[Short problem]: Please print exactly the lines below, from the start of the material up to and including the line with "(1289.5,166.5) -- cycle;", but none of the pictures.
○ ○ ○ ○
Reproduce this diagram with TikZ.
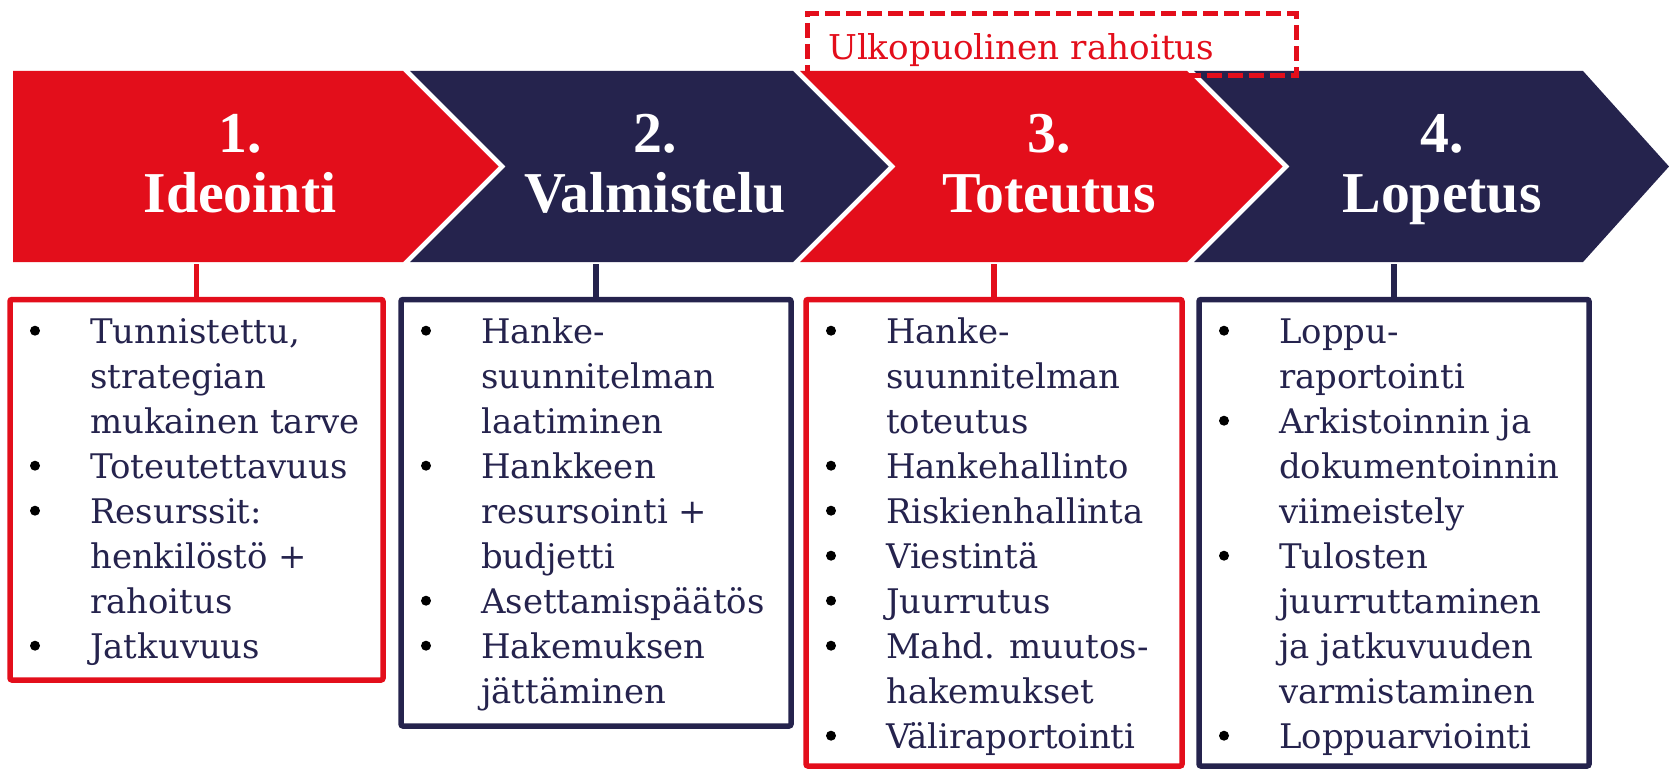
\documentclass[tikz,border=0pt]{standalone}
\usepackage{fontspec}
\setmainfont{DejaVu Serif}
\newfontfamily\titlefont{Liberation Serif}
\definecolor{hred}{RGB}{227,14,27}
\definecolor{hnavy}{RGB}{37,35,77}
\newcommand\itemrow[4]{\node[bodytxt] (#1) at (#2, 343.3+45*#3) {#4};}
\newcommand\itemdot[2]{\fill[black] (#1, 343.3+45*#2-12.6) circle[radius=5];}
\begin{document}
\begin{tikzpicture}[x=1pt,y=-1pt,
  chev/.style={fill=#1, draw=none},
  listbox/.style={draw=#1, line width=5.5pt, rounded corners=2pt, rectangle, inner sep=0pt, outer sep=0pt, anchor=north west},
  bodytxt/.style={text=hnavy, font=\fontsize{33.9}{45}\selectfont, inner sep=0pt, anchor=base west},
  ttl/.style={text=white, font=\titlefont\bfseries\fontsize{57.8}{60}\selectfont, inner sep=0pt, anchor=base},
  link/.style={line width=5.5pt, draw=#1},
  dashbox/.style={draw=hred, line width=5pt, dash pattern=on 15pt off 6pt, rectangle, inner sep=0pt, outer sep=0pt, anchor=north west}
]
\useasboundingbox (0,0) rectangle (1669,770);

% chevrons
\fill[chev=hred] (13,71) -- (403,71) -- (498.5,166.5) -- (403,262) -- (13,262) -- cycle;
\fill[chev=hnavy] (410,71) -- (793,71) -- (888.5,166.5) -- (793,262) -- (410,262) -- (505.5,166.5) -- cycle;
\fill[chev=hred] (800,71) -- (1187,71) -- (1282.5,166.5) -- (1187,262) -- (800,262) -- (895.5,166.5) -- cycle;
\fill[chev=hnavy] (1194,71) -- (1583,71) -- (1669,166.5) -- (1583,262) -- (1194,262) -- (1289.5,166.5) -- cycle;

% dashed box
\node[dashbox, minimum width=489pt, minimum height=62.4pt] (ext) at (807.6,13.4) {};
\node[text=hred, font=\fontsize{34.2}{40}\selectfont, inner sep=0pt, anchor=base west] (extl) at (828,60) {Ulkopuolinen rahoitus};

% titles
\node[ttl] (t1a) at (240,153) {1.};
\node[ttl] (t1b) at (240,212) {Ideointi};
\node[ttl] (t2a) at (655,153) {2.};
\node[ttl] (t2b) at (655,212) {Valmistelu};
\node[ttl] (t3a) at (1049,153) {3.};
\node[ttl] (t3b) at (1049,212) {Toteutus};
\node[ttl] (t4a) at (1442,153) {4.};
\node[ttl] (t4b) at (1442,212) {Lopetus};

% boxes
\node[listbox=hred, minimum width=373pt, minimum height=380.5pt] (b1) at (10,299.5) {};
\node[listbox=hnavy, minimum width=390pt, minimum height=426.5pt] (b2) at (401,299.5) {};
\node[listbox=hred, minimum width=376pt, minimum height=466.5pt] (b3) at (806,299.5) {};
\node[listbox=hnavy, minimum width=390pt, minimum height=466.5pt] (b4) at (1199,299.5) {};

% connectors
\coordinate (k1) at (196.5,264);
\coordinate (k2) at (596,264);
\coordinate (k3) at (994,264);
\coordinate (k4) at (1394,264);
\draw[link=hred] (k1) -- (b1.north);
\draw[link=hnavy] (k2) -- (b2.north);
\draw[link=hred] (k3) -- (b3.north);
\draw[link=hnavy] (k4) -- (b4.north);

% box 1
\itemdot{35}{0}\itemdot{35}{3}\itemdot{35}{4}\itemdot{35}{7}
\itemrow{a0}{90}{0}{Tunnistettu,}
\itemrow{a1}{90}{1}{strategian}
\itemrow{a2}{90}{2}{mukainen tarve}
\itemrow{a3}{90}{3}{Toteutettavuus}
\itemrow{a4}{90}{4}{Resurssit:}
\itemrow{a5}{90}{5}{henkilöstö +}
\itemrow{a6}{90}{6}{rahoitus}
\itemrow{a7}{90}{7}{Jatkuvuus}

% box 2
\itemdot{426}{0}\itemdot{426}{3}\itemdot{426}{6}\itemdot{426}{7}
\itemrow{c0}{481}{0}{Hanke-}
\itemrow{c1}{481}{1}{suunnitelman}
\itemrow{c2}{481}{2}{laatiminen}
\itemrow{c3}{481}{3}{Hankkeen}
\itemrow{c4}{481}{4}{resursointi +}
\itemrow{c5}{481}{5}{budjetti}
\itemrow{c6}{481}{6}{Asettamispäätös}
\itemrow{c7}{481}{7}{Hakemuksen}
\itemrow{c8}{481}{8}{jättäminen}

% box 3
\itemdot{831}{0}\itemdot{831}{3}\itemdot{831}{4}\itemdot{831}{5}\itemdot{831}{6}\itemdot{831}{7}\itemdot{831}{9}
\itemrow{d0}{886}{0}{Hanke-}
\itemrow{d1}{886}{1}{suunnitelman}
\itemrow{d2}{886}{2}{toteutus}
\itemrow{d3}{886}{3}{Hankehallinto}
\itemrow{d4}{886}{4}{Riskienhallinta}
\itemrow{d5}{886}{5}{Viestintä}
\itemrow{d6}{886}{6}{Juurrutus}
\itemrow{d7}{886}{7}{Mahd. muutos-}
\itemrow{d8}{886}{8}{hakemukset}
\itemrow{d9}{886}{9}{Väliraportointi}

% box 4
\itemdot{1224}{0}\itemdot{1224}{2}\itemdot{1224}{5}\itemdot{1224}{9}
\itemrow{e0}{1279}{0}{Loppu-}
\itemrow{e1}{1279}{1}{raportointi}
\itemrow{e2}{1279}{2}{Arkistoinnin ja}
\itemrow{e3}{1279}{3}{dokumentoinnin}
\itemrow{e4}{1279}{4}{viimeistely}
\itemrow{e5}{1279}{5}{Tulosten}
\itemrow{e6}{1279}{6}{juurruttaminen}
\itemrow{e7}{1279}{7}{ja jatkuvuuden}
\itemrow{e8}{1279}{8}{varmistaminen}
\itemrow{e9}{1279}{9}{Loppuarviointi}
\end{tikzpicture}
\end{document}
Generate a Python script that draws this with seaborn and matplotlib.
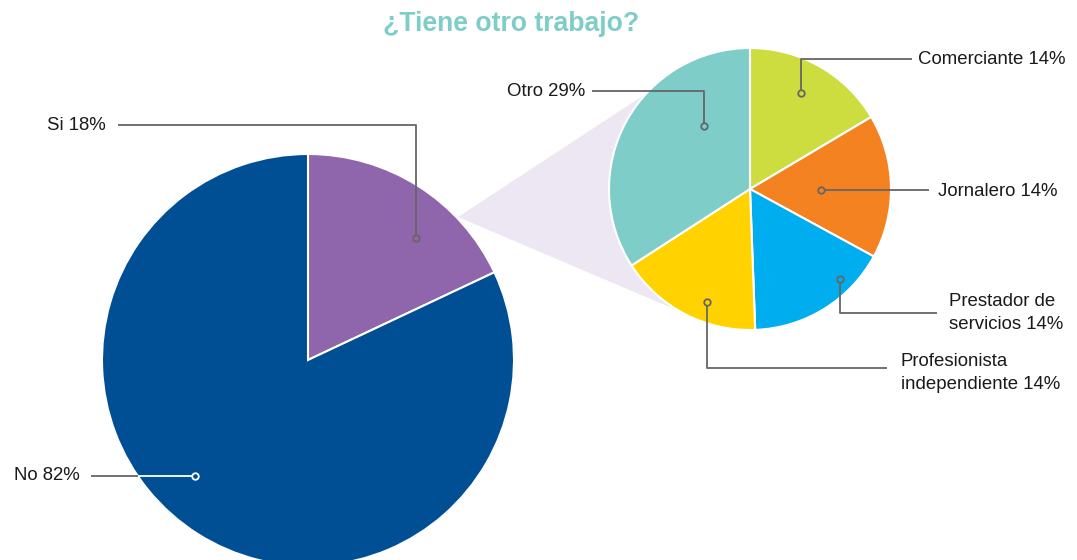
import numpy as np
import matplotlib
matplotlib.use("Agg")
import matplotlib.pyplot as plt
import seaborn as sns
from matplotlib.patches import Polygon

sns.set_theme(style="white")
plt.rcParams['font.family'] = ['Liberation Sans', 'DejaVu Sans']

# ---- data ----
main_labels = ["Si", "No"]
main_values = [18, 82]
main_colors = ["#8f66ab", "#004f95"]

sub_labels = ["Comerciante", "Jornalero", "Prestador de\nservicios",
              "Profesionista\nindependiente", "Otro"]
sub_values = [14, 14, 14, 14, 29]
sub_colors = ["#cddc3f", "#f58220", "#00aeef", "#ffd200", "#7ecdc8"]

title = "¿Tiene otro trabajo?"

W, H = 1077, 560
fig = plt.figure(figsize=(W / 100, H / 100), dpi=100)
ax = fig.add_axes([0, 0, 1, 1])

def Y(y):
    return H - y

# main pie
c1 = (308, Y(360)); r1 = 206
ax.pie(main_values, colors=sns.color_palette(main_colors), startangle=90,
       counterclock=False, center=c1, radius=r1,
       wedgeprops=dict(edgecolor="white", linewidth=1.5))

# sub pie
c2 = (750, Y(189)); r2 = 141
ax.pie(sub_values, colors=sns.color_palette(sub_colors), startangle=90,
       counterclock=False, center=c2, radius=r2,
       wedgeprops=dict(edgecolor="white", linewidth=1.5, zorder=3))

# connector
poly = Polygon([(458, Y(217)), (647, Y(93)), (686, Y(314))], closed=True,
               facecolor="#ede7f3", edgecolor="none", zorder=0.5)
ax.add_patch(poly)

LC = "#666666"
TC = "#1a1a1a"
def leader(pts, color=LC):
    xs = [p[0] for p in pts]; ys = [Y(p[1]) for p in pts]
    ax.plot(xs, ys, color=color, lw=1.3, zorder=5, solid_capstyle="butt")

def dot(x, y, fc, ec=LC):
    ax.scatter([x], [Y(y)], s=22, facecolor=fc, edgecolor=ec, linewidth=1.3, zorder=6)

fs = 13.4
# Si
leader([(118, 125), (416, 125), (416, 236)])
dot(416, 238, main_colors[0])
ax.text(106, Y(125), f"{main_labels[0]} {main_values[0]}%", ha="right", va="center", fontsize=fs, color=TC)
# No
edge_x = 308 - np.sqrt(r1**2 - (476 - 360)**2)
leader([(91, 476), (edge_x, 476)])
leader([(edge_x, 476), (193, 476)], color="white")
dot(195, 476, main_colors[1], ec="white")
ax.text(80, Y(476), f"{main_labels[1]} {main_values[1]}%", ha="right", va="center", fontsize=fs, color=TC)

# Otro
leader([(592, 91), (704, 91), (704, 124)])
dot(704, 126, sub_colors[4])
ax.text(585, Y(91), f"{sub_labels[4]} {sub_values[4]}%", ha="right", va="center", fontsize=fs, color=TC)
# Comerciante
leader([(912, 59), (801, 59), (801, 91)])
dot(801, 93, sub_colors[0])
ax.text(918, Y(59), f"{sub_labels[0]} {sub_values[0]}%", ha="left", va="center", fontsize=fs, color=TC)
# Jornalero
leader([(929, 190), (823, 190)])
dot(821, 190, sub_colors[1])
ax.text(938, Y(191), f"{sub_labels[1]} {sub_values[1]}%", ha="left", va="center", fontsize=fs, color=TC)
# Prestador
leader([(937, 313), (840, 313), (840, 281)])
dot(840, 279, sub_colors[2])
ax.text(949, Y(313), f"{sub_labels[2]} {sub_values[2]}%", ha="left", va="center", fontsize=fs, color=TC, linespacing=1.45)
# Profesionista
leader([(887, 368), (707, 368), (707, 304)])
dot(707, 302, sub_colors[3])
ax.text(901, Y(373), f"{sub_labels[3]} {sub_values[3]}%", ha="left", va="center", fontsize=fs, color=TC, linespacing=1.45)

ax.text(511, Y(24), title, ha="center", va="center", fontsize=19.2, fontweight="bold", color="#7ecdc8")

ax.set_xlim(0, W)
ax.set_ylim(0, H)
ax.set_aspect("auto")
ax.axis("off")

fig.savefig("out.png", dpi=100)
○ ○ ○ ○
[The response]:
Reproduce this diagram with TikZ.
\documentclass[tikz,border=0pt]{standalone}
\usepackage{fontspec}
\setmainfont{DejaVu Serif}
\newfontfamily\titlefont{Liberation Serif}
\definecolor{hred}{RGB}{227,14,27}
\definecolor{hnavy}{RGB}{37,35,77}
\newcommand\itemrow[4]{\node[bodytxt] (#1) at (#2, 343.3+45*#3) {#4};}
\newcommand\itemdot[2]{\fill[black] (#1, 343.3+45*#2-12.6) circle[radius=5];}
\begin{document}
\begin{tikzpicture}[x=1pt,y=-1pt,
  chev/.style={fill=#1, draw=none},
  listbox/.style={draw=#1, line width=5.5pt, rounded corners=2pt, rectangle, inner sep=0pt, outer sep=0pt, anchor=north west},
  bodytxt/.style={text=hnavy, font=\fontsize{33.9}{45}\selectfont, inner sep=0pt, anchor=base west},
  ttl/.style={text=white, font=\titlefont\bfseries\fontsize{57.8}{60}\selectfont, inner sep=0pt, anchor=base},
  link/.style={line width=5.5pt, draw=#1},
  dashbox/.style={draw=hred, line width=5pt, dash pattern=on 15pt off 6pt, rectangle, inner sep=0pt, outer sep=0pt, anchor=north west}
]
\useasboundingbox (0,0) rectangle (1669,770);

% chevrons
\fill[chev=hred] (13,71) -- (403,71) -- (498.5,166.5) -- (403,262) -- (13,262) -- cycle;
\fill[chev=hnavy] (410,71) -- (793,71) -- (888.5,166.5) -- (793,262) -- (410,262) -- (505.5,166.5) -- cycle;
\fill[chev=hred] (800,71) -- (1187,71) -- (1282.5,166.5) -- (1187,262) -- (800,262) -- (895.5,166.5) -- cycle;
\fill[chev=hnavy] (1194,71) -- (1583,71) -- (1669,166.5) -- (1583,262) -- (1194,262) -- (1289.5,166.5) -- cycle;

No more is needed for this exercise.